Werner Neururer: Porträts von Autofahrern stehen im Zentrum meiner dreiteiligen Fotoarbeiten, zufällig ausgewählt an einer Autobahnraststätte auf der Inntal-Autobahn. Immer mit im Bild ein Fragment des jeweiligen Fahrzeuges, dazu ein paar nüchterne Fakten zum Auto. Der gemeinsame Titel “Minimum” ließe sich in meinen Arbeiten am ureigensten Zweck eines Autos – nämlich von Ort A zu Ort B zu kommen – festmachen. …dies muss heute allerdings immer schneller, uneingeschränkter und bequemer zu bewältigen sein. Spannend während meiner Arbeit an diesem Projekt war die Auseinandersetzung mit den Autofahrern, ihnen mein Konzept darzulegen und sie in kurzer Zeit dafür zu gewinnen. In diesen sehr knappen Gesprächen kam oft die mehr oder wenig intensive Beziehung zum Technikgegenstand Auto zum Vorschein. Steigende Treibstoffpreise und Steuern, höhere Maut- und Parkgebühren, umweltfreundliche Antriebsformen – Veränderungen, die auf uns zukommen. Doch gibt es überhaupt Alternativen zum immer größeren, besseren, schnelleren Auto?
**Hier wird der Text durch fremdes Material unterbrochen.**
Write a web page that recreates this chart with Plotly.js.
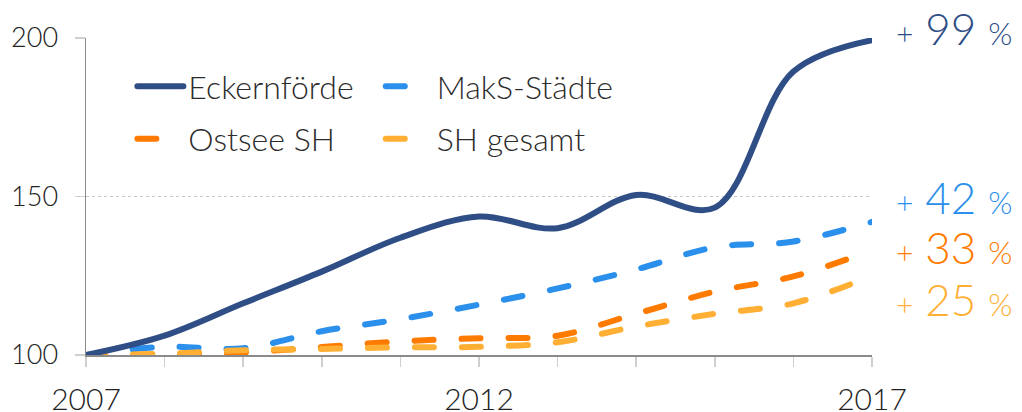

Andrea M. Trompedeller: Mein Beitrag “Flora” handelt von einer demenzkranken, fast neunzigjährigen Frau. Also geht es in dem Sinn um den Aspekt Minimum, dass in einer Welt, in der das Maximum gefragt ist, nicht alle mithalten können, gerade wenn sie alt und zerbrechlich werden. Für diese Frau hat sich ihre Welt immer mehr auf ein Minimum beschränkt, kreist ihr Alltag immer mehr um den kleiner werdenden Raum in ihrer Küche, um ihren Stuhl, wo sie sich aufhält, wenn sie nicht im Bett liegt und von ihrem Sohn versorgt wir. – Wo sie noch ein paar Freuden, wie einen Likör, ein Glas Wein oder Süßigkeiten genießt, ihren Gedanken nachhängt und sich an früher erinnert, während die Gegenwart immer mehr entschwindet. “Renato, wo bin i denn?” “A casa, mamma, a casa.” – Dies waren Sätze, die ich zwischen Mutter und Sohn aufgeschnappt habe. Trotz dieser Zerbrechlichkeit hat mich eine gewisse Würde an dieser Frau fasziniert und das habe ich durch die vier Bilder von verwelkenden Blumen zum Ausdruck bringen wollen, die trotz ihres ersichtlichen Absterbens noch ihre Schönheit zeigen. Ich bin durch die Begegnung mit Flora zu folgender Überzeugung gelangt: Auch wenn von Außen betrachtet das Altwerden, eine Krankheit wie Demenz, als Reduzierung erscheint – und es ist ja wirklich ein Sich-Zurückziehen in sich selbst – habe ich dennoch eine große Energie gespürt, aber eben nicht eine, die sich nach Außen richtet, sondern nach Innen.
Am 7. Februar 2014 war MINIMUM bis 28.2.2014 in der Stadtgalerie Brixen in den Großen Lauben zu sehen.